= STATED EXERCISE =
Starting at the first line of the listing below, retype each line up to and including the one that contains "(12.5,10) -- (722,10);". Leave pictures out.

= DATASET RECORDS =
● ● ● ● ● ● ●

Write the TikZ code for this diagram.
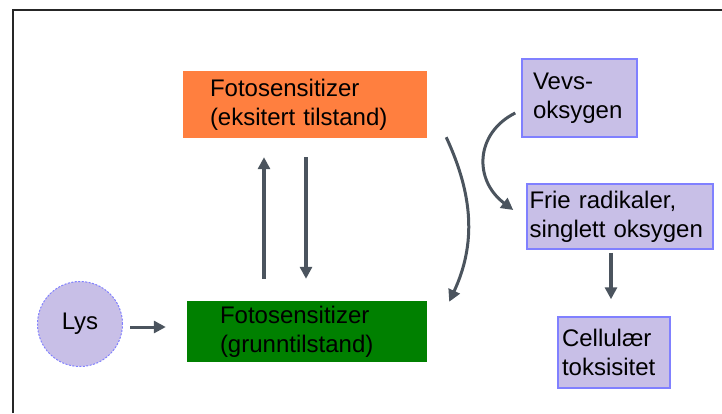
\documentclass[tikz,border=0pt]{standalone}
\usepackage{fontspec}
\setmainfont{Liberation Sans}
\usetikzlibrary{arrows.meta}
\definecolor{exccol}{RGB}{255,127,63}
\definecolor{grdcol}{RGB}{0,128,0}
\definecolor{lavcol}{RGB}{200,191,231}
\definecolor{lavline}{RGB}{128,128,255}
\definecolor{arrcol}{RGB}{75,84,94}
\tikzset{
    base/.style={rectangle, align=left, inner ysep=0pt, font=\fontsize{24}{29}\selectfont},
    lav/.style={base, fill=lavcol, draw=lavline, line width=1.5pt},
    arrow/.style={draw=arrcol, line width=3.5pt, -{Triangle[length=12pt, width=12pt]}}
}

\begin{document}
\begin{tikzpicture}[x=1pt, y=-1pt]
\useasboundingbox (0,0) rectangle (722,413);
\draw[line width=2pt, black!85] (12.5,413) -- (12.5,10) -- (722,10);

\node[base, fill=exccol, text width=190pt, inner xsep=27pt, minimum height=67pt] (exc) at (305,104.5) {Fotosensitizer\\(eksitert tilstand)};
\node[base, fill=grdcol, text width=174pt, inner xsep=33pt, minimum height=61pt] (grd) at (307,331.5) {Fotosensitizer\\(grunntilstand)};
\node[circle, fill=lavcol, draw=lavline, line width=1pt, dash pattern=on 2pt off 1.5pt, minimum size=85pt, inner sep=0pt, font=\fontsize{24}{29}\selectfont] (lys) at (80,324) {Lys};
\node[lav, text width=93pt, inner xsep=11pt, minimum height=78pt] (vevs) at (579.5,98) {Vevs-\\oksygen};
\node[lav, text width=181pt, inner xsep=2.5pt, minimum height=65pt] (frie) at (620,216.5) {Frie radikaler,\\singlett oksygen};
\node[lav, text width=104pt, inner xsep=4pt, minimum height=71pt] (cell) at (614,352.5) {Cellulær\\toksisitet};

\draw[arrow, line width=3pt, shorten <=7pt, shorten >=21pt] ([yshift=-3pt]lys.east) -- ([yshift=-3pt]lys.east -| grd.west);
\draw[arrow, shorten <=22pt, shorten >=19pt] ([xshift=-43pt]grd.north) -- ([xshift=-43pt]grd.north |- exc.south);
\draw[arrow, shorten <=19pt, shorten >=22pt] ([xshift=-1pt]grd.north |- exc.south) -- ([xshift=-1pt]grd.north);
\draw[arrow, line width=3pt] ([shift={(19,-1)}]exc.south east) .. controls +(27,58) and +(27,-58) .. ([shift={(22,1)}]grd.north east);
\draw[arrow, line width=3pt] ([shift={(-6,15)}]vevs.west) .. controls +(-40,20) and +(-40,-30) .. ([shift={(-13,-6.5)}]frie.west);
\draw[arrow, shorten <=3pt, shorten >=17pt] ([xshift=-9pt]frie.south) -- ([xshift=-9pt]frie.south |- cell.north);
\end{tikzpicture}
\end{document}
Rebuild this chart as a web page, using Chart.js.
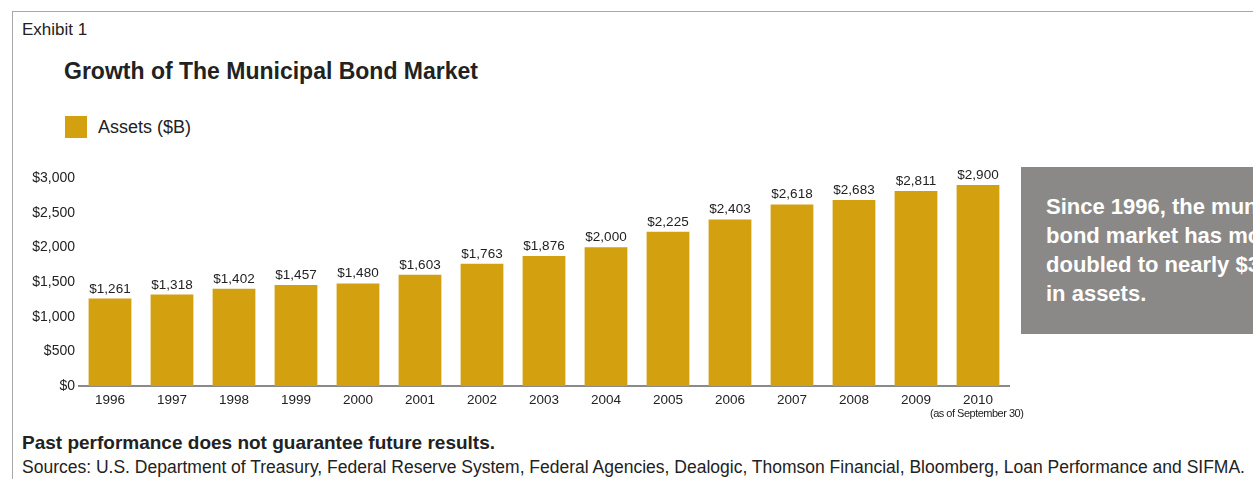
<!DOCTYPE html>
<html lang="en">
<head>
<meta charset="UTF-8">
<title>Growth of The Municipal Bond Market</title>
<script src="https://cdn.jsdelivr.net/npm/chart.js"></script>
<style>
  html, body { margin: 0; padding: 0; background: #fff; }
  body { width: 1253px; height: 479px; position: relative; overflow: hidden;
         font-family: "Liberation Sans", Arial, Helvetica, sans-serif; color: #222; }
  .frame { position: absolute; left: 12px; top: 11px; width: 1300px; height: 500px;
           border-top: 1px solid #a8a8a8; border-left: 1px solid #a8a8a8; }
  .exhibit { position: absolute; left: 22px; top: 20px; font-size: 17px; }
  .title { position: absolute; left: 64px; top: 58px; font-size: 23px; font-weight: bold; }
  .legend { position: absolute; left: 65px; top: 116px; font-size: 18px; }
  .legend .swatch { display: inline-block; width: 22px; height: 22px; background: #D3A010;
                    vertical-align: middle; margin-right: 11px; }
  .legend span { vertical-align: middle; }
  .note { position: absolute; left: 1021px; top: 167px; width: 260px; height: 167px;
          background: #8b8987; color: #fff; font-size: 22px; font-weight: bold; }
  .note div { position: absolute; left: 25px; top: 25px; line-height: 29px; white-space: nowrap; }
  .asof { position: absolute; left: 930px; top: 407px; font-size: 11px; letter-spacing: -0.5px; }
  .disclaimer { position: absolute; left: 22px; top: 432px; font-size: 19px; font-weight: bold; }
  .sources { position: absolute; left: 22px; top: 457px; font-size: 17.5px; }
  #wrap { position: absolute; left: 0; top: 160px; width: 1015px; height: 265px; }
</style>
</head>
<body>
<div class="frame"></div>
<div class="exhibit">Exhibit 1</div>
<div class="title">Growth of The Municipal Bond Market</div>
<div class="legend"><span class="swatch"></span><span>Assets ($B)</span></div>

<div id="wrap"><canvas id="bondChart"></canvas></div>
<div class="asof">(as of September 30)</div>

<div class="note"><div>Since 1996, the municipal<br>bond market has more than<br>doubled to nearly $3 trillion<br>in assets.</div></div>

<div class="disclaimer">Past performance does not guarantee future results.</div>
<div class="sources">Sources: U.S. Department of Treasury, Federal Reserve System, Federal Agencies, Dealogic, Thomson Financial, Bloomberg, Loan Performance and SIFMA.</div>

<script>
const years = ['1996', '1997', '1998', '1999', '2000', '2001', '2002', '2003',
               '2004', '2005', '2006', '2007', '2008', '2009', '2010'];
const assets = [1261, 1318, 1402, 1457, 1480, 1603, 1763, 1876,
                2000, 2225, 2403, 2618, 2683, 2811, 2900];
const yTicks = [0, 500, 1000, 1500, 2000, 2500, 3000];

const money = v => '$' + v.toLocaleString('en-US');
const FONT = '"Liberation Sans", Arial, sans-serif';

// value labels printed above each bar
const barLabels = {
  id: 'barLabels',
  afterDatasetsDraw(chart) {
    const ctx = chart.ctx;
    const meta = chart.getDatasetMeta(0);
    ctx.save();
    ctx.font = '13.5px ' + FONT;
    ctx.fillStyle = '#222';
    ctx.textAlign = 'center';
    ctx.textBaseline = 'alphabetic';
    meta.data.forEach((bar, i) => {
      ctx.fillText(money(assets[i]), bar.x, bar.y - 6);
    });
    ctx.restore();
  }
};

new Chart(document.getElementById('bondChart'), {
  type: 'bar',
  data: {
    labels: years,
    datasets: [{
      label: 'Assets ($B)',
      data: assets,
      backgroundColor: '#D3A010',
      barPercentage: 0.69,
      categoryPercentage: 1.0
    }]
  },
  options: {
    responsive: true,
    maintainAspectRatio: false,
    animation: false,
    layout: { padding: { top: 18, right: 6, left: 0, bottom: 0 } },
    plugins: { legend: { display: false }, tooltip: { enabled: false } },
    scales: {
      x: {
        grid: { display: false, drawTicks: false },
        border: { color: '#8a8a8a', width: 2 },
        ticks: { color: '#222', padding: 6, font: { size: 13.5, family: FONT } },
        afterFit(scale) { scale.height = 39; }
      },
      y: {
        min: 0, max: 3000,
        afterBuildTicks(scale) { scale.ticks = yTicks.map(v => ({ value: v })); },
        grid: { display: false, drawTicks: false },
        border: { display: false },
        ticks: {
          color: '#222', padding: 4,
          font: { size: 14, family: FONT },
          callback: v => money(v)
        },
        afterFit(scale) { scale.width = 79; }
      }
    }
  },
  plugins: [barLabels]
});
</script>
</body>
</html>
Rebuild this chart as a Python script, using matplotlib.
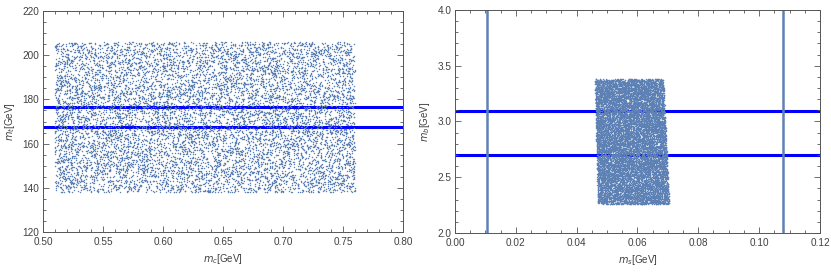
import numpy as np
import matplotlib.pyplot as plt
from matplotlib.ticker import MultipleLocator

# ---------------- data ----------------
# left panel: scan region of (m_c, m_t) and the two m_t bands
mc_range = [0.510, 0.760]
mt_range = [138.0, 206.0]
n_left = 10000
mt_lines = [176.5, 167.5]

# right panel: scan region of (m_s, m_b) (slightly sheared block)
ms_left_edge = [0.0470, 0.0460]   # at bottom, top
ms_right_edge = [0.0705, 0.0685]  # at bottom, top
mb_range = [2.26, 3.38]
n_right = 13000
mb_lines = [3.09, 2.70]
ms_lines = [0.0105, 0.1080]

# the individual scan points can not be read, fill the read region uniformly
rng = np.random.default_rng(3)
mc = rng.uniform(mc_range[0], mc_range[1], n_left)
mt = rng.uniform(mt_range[0], mt_range[1], n_left)
mb = rng.uniform(mb_range[0], mb_range[1], n_right)
f = (mb - mb_range[0]) / (mb_range[1] - mb_range[0])
lo = ms_left_edge[0] + f * (ms_left_edge[1] - ms_left_edge[0])
hi = ms_right_edge[0] + f * (ms_right_edge[1] - ms_right_edge[0])
ms = lo + rng.uniform(0, 1, n_right) * (hi - lo)

pt_col = '#5E81B5'
line_col = '#0000FF'
txt_col = '#404040'
frame_col = '#555555'

plt.rcParams['font.family'] = ['Liberation Sans', 'DejaVu Sans']

fig = plt.figure(figsize=(8.31, 2.72), dpi=100)
ax1 = fig.add_axes([0.0517, 0.147, 0.4332, 0.8125])
ax2 = fig.add_axes([0.5475, 0.1434, 0.4392, 0.820])


def style(ax, xmaj, xmin, ymaj, ymin):
	ax.xaxis.set_major_locator(MultipleLocator(xmaj))
	ax.xaxis.set_minor_locator(MultipleLocator(xmin))
	ax.yaxis.set_major_locator(MultipleLocator(ymaj))
	ax.yaxis.set_minor_locator(MultipleLocator(ymin))
	ax.tick_params(which='both', direction='in', top=True, right=True,
		colors=frame_col, labelcolor=txt_col, labelsize=7.2, width=0.6)
	ax.tick_params(which='major', length=4)
	ax.tick_params(which='minor', length=2.2)
	ax.tick_params(axis='x', which='major', pad=3.5)
	ax.tick_params(axis='y', which='major', pad=2.5)
	for s in ax.spines.values():
		s.set_color(frame_col)
		s.set_linewidth(0.7)


# ---------------- left ----------------
for y in mt_lines:
	ax1.axhline(y, color=line_col, lw=2.2, zorder=1)
ax1.scatter(mc, mt, s=1.1, c=pt_col, linewidths=0, zorder=2)
ax1.set_xlim(0.50, 0.80)
ax1.set_ylim(120, 220)
style(ax1, 0.05, 0.01, 20, 5)
ax1.xaxis.set_major_formatter(lambda v, p: '{:.2f}'.format(v))
ax1.set_xlabel('$m_c$[GeV]', fontsize=7, color=txt_col, labelpad=4)
ax1.set_ylabel('$m_t$[GeV]', fontsize=7, color=txt_col, labelpad=4)

# ---------------- right ----------------
for y in mb_lines:
	ax2.axhline(y, color=line_col, lw=2.2, zorder=1)
for x in ms_lines:
	ax2.axvline(x, color=pt_col, lw=1.8, zorder=1)
ax2.scatter(ms, mb, s=1.1, c=pt_col, linewidths=0, zorder=2)
ax2.set_xlim(0.0, 0.12)
ax2.set_ylim(2.0, 4.0)
style(ax2, 0.02, 0.005, 0.5, 0.1)
ax2.xaxis.set_major_formatter(lambda v, p: '{:.2f}'.format(v))
ax2.yaxis.set_major_formatter(lambda v, p: '{:.1f}'.format(v))
ax2.set_xlabel('$m_s$[GeV]', fontsize=7, color=txt_col, labelpad=4)
ax2.set_ylabel('$m_b$[GeV]', fontsize=7, color=txt_col, labelpad=4)

plt.savefig('out.png', dpi=100)
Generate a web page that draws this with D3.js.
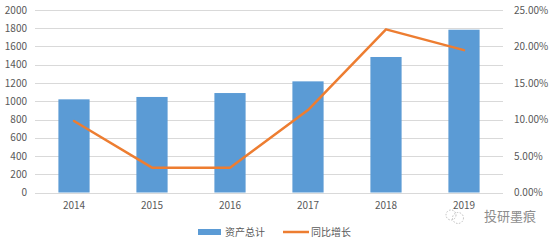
<!DOCTYPE html>
<html><head><meta charset="utf-8">
<script src="https://cdn.jsdelivr.net/npm/d3@7"></script>
<style>body{margin:0;background:#fff}svg{display:block}</style>
</head><body>
<script>
const categories = ["2014","2015","2016","2017","2018","2019"];
const assets = [1021, 1047, 1090, 1218, 1485, 1784];
const growth = [0.098, 0.034, 0.034, 0.113, 0.2235, 0.195];
const leftTicks = [0,200,400,600,800,1000,1200,1400,1600,1800,2000];
const rightTicks = [0,0.05,0.10,0.15,0.20,0.25];
const seriesNames = ["资产总计","同比增长"];

const W=554,H=246;
const svg=d3.select("body").append("svg").attr("width",W).attr("height",H);
const x0=35,x1=503,yTop=10,yBot=192.5;
const x=d3.scaleBand().domain(categories).range([x0,x1]).paddingInner(0.6).paddingOuter(0.3);
const yL=d3.scaleLinear().domain([0,2000]).range([yBot,yTop]);
const yR=d3.scaleLinear().domain([0,0.25]).range([yBot,yTop]);
const font="'Microsoft YaHei','Noto Sans CJK SC','Liberation Sans',sans-serif";

// grid
svg.append("g").selectAll("line").data(leftTicks).join("line")
  .attr("x1",x0).attr("x2",x1).attr("y1",d=>Math.round(yL(d))+0.5).attr("y2",d=>Math.round(yL(d))+0.5)
  .attr("stroke","#d9d9d9").attr("stroke-width",1);

// left axis
const ax=d3.axisLeft(yL).tickValues(leftTicks).tickSize(0).tickPadding(0).tickFormat(d3.format("d"));
const gl=svg.append("g").attr("transform",`translate(27,0)`).call(ax);
gl.select(".domain").remove();
gl.selectAll("text").attr("fill","#595959").style("font-family",font).style("font-size","10px");

// right axis
const ar=d3.axisRight(yR).tickValues(rightTicks).tickSize(0).tickPadding(0).tickFormat(d=>(d*100).toFixed(2)+"%");
const gr=svg.append("g").attr("transform",`translate(514,0)`).call(ar);
gr.select(".domain").remove();
gr.selectAll("text").attr("fill","#595959").style("font-family",font).style("font-size","10px");

// bars
svg.append("g").selectAll("rect").data(assets).join("rect")
  .attr("x",(d,i)=>x(categories[i])).attr("width",x.bandwidth())
  .attr("y",d=>yL(d)).attr("height",d=>yBot-yL(d)).attr("fill","#5b9bd5");

// x labels
const axB=d3.axisBottom(x).tickSize(0).tickPadding(0);
const gb=svg.append("g").attr("transform",`translate(0,${yBot+9})`).call(axB);
gb.select(".domain").remove();
gb.selectAll("text").attr("fill","#595959").style("font-family",font).style("font-size","10px");

// line
const line=d3.line().x((d,i)=>x(categories[i])+x.bandwidth()/2).y(d=>yR(d));
svg.append("path").datum(growth).attr("d",line).attr("fill","none")
  .attr("stroke","#ed7d31").attr("stroke-width",2.5).attr("stroke-linejoin","round").attr("stroke-linecap","round");

// legend
const lg=svg.append("g");
lg.append("rect").attr("x",198).attr("y",229).attr("width",23).attr("height",6).attr("fill","#5b9bd5");
lg.append("text").attr("x",225).attr("y",236).text(seriesNames[0]).attr("fill","#595959").style("font-family",font).style("font-size","10px");
lg.append("line").attr("x1",283).attr("x2",309).attr("y1",232).attr("y2",232).attr("stroke","#ed7d31").attr("stroke-width",2.5);
lg.append("text").attr("x",311).attr("y",236).text(seriesNames[1]).attr("fill","#595959").style("font-family",font).style("font-size","10px");

// watermark
const wm=svg.append("g").attr("opacity",0.75);
wm.append("circle").attr("cx",451).attr("cy",215).attr("r",5).attr("fill","none").attr("stroke","#aaa").attr("stroke-dasharray","1.5,1.5");
wm.append("circle").attr("cx",458).attr("cy",218).attr("r",5.5).attr("fill","none").attr("stroke","#aaa").attr("stroke-dasharray","1.5,1.5");
wm.append("text").attr("x",484).attr("y",221).text("投研墨痕").attr("fill","#666").style("font-family",font).style("font-size","13px");
</script>
</body></html>
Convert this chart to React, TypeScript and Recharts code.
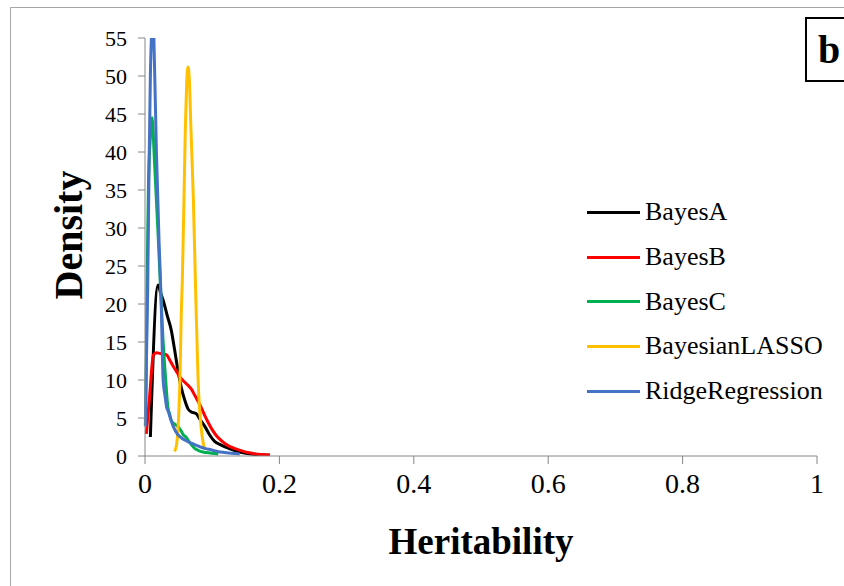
import { LineChart, Line, XAxis, YAxis, Label } from "recharts";

// heritability (x) and density (y), one pair of arrays per model
const bayesAH = [0.008, 0.0193, 0.023, 0.027, 0.033, 0.039, 0.044, 0.049, 0.054, 0.059, 0.064, 0.069, 0.076, 0.082, 0.089, 0.096, 0.104, 0.112, 0.119, 0.128, 0.138, 0.148, 0.158, 0.17, 0.186];
const bayesAD = [2.5, 22.5, 21.5, 20.5, 18.5, 16.6, 14, 11.3, 9, 7.4, 6.2, 5.8, 5.6, 4.8, 3.9, 2.8, 1.9, 1.5, 1.2, 0.9, 0.6, 0.4, 0.26, 0.15, 0.1];

const bayesBH = [0.002, 0.007, 0.0125, 0.017, 0.022, 0.027, 0.032, 0.037, 0.042, 0.047, 0.052, 0.058, 0.064, 0.069, 0.074, 0.079, 0.084, 0.089, 0.094, 0.099, 0.106, 0.114, 0.123, 0.133, 0.143, 0.153, 0.163, 0.173, 0.186];
const bayesBD = [2.9, 8, 13.3, 13.6, 13.5, 13.4, 13.3, 12.6, 11.8, 11.1, 10.4, 9.8, 9.3, 8.8, 8.0, 7.2, 6.3, 5.3, 4.4, 3.6, 2.7, 2.0, 1.4, 1.0, 0.7, 0.45, 0.3, 0.2, 0.12];

const bayesCH = [0.001, 0.003, 0.005, 0.008, 0.0105, 0.014, 0.019, 0.024, 0.027, 0.029, 0.032, 0.034, 0.037, 0.039, 0.044, 0.049, 0.053, 0.057, 0.061, 0.064, 0.069, 0.074, 0.079, 0.084, 0.091, 0.099, 0.109];
const bayesCD = [5, 22, 35, 42, 44.5, 39, 30, 20.5, 15, 12.2, 8.5, 6.5, 5.4, 4.7, 4.2, 3.9, 3.4, 2.8, 2.5, 2.1, 1.5, 1.0, 0.75, 0.57, 0.45, 0.35, 0.26];

const lassoH = [0.044, 0.047, 0.049, 0.052, 0.054, 0.0555, 0.058, 0.06, 0.062, 0.064, 0.066, 0.068, 0.072, 0.075, 0.079, 0.084, 0.089];
const lassoD = [0.6, 1.5, 3.4, 10, 18.8, 23, 33.7, 43, 49, 51.2, 49.5, 44, 33.7, 23, 10, 3.4, 0.8];

const ridgeH = [0.0005, 0.002, 0.004, 0.006, 0.008, 0.01, 0.012, 0.014, 0.017, 0.021, 0.024, 0.027, 0.03, 0.032, 0.035, 0.037, 0.042, 0.049, 0.054, 0.059, 0.066, 0.074, 0.081, 0.089, 0.099, 0.109, 0.119, 0.128, 0.141];
const ridgeD = [3.9, 12, 22, 38, 50, 56, 58, 52, 40, 28, 20.5, 10, 7.8, 6.5, 5.8, 5.2, 3.9, 2.8, 2.4, 2.1, 1.8, 1.5, 1.25, 1.0, 0.8, 0.57, 0.45, 0.35, 0.26];

const xTicks = [0, 0.2, 0.4, 0.6, 0.8, 1];
const yTicks = [0, 5, 10, 15, 20, 25, 30, 35, 40, 45, 50, 55];

const pairs = (h: number[], d: number[]) => h.map((x, i) => ({ h: x, d: d[i] }));

const series = [
  { name: "BayesA", color: "#000000", data: pairs(bayesAH, bayesAD) },
  { name: "BayesB", color: "#FF0000", data: pairs(bayesBH, bayesBD) },
  { name: "BayesC", color: "#00B050", data: pairs(bayesCH, bayesCD) },
  { name: "BayesianLASSO", color: "#FFC000", data: pairs(lassoH, lassoD) },
  { name: "RidgeRegression", color: "#4472C4", data: pairs(ridgeH, ridgeD) },
];

const serif = "'Liberation Serif', 'Times New Roman', serif";
const axisGray = "#868686";

function LegendBox() {
  return (
    <div style={{ position: "absolute", left: 587, top: 190, fontFamily: serif, fontSize: 26, color: "#000" }}>
      {series.map((s) => (
        <div key={s.name} style={{ display: "flex", alignItems: "center", height: 44.7, whiteSpace: "nowrap" }}>
          <div style={{ width: 53, height: 3, background: s.color, marginRight: 5 }} />
          <span>{s.name}</span>
        </div>
      ))}
    </div>
  );
}

export default function App() {
  return (
    <div style={{ position: "absolute", left: 0, top: 0, width: 844, height: 586, overflow: "hidden", background: "#fff" }}>
      {/* outer frame of the figure panel */}
      <div style={{ position: "absolute", left: 10, top: 7, width: 900, height: 700, border: "1px solid #a6a6a6" }} />
      <LineChart
        width={844}
        height={586}
        margin={{ top: 38, right: 27, bottom: 70, left: 85 }}
        style={{ position: "absolute", left: 0, top: 0 }}
      >
        <XAxis
          type="number"
          dataKey="h"
          domain={[0, 1]}
          ticks={xTicks}
          height={60}
          stroke={axisGray}
          tickSize={8}
          tickMargin={9}
          tick={{ fill: "#000", fontSize: 28, fontFamily: serif }}
          allowDuplicatedCategory={false}
        >
          <Label
            content={() => (
              <text x={481} y={554} textAnchor="middle" fontFamily={serif} fontSize={37} fontWeight="bold" fill="#000">
                Heritability
              </text>
            )}
          />
        </XAxis>
        <YAxis
          type="number"
          domain={[0, 55]}
          ticks={yTicks}
          allowDataOverflow
          width={60}
          stroke={axisGray}
          tickSize={7}
          tickMargin={11}
          tick={{ fill: "#000", fontSize: 22, fontFamily: serif }}
        >
          <Label
            content={() => (
              <text
                x={68}
                y={235}
                transform="rotate(-90 68 235)"
                textAnchor="middle"
                dominantBaseline="central"
                fontFamily={serif}
                fontSize={40}
                fontWeight="bold"
                fill="#000"
              >
                Density
              </text>
            )}
          />
        </YAxis>
        {series.map((s) => (
          <Line
            key={s.name}
            data={s.data}
            dataKey="d"
            name={s.name}
            type="monotone"
            stroke={s.color}
            strokeWidth={3}
            dot={false}
            isAnimationActive={false}
          />
        ))}
      </LineChart>
      <LegendBox />
      {/* panel letter */}
      <div
        style={{
          position: "absolute",
          left: 805,
          top: 17,
          width: 60,
          height: 61,
          border: "2px solid #000",
          fontFamily: serif,
          fontWeight: "bold",
          fontSize: 40,
          lineHeight: "61px",
          paddingLeft: 11,
          boxSizing: "content-box",
        }}
      >
        b
      </div>
    </div>
  );
}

● ● ● ● ● ● ●

= WRITTEN REPLY =
Write the TikZ code for this diagram.
\documentclass[tikz,border=0pt]{standalone}
\usepackage{fontspec}
\setmainfont{Liberation Sans}
\usetikzlibrary{arrows.meta}
\definecolor{exccol}{RGB}{255,127,63}
\definecolor{grdcol}{RGB}{0,128,0}
\definecolor{lavcol}{RGB}{200,191,231}
\definecolor{lavline}{RGB}{128,128,255}
\definecolor{arrcol}{RGB}{75,84,94}
\tikzset{
    base/.style={rectangle, align=left, inner ysep=0pt, font=\fontsize{24}{29}\selectfont},
    lav/.style={base, fill=lavcol, draw=lavline, line width=1.5pt},
    arrow/.style={draw=arrcol, line width=3.5pt, -{Triangle[length=12pt, width=12pt]}}
}

\begin{document}
\begin{tikzpicture}[x=1pt, y=-1pt]
\useasboundingbox (0,0) rectangle (722,413);
\draw[line width=2pt, black!85] (12.5,413) -- (12.5,10) -- (722,10);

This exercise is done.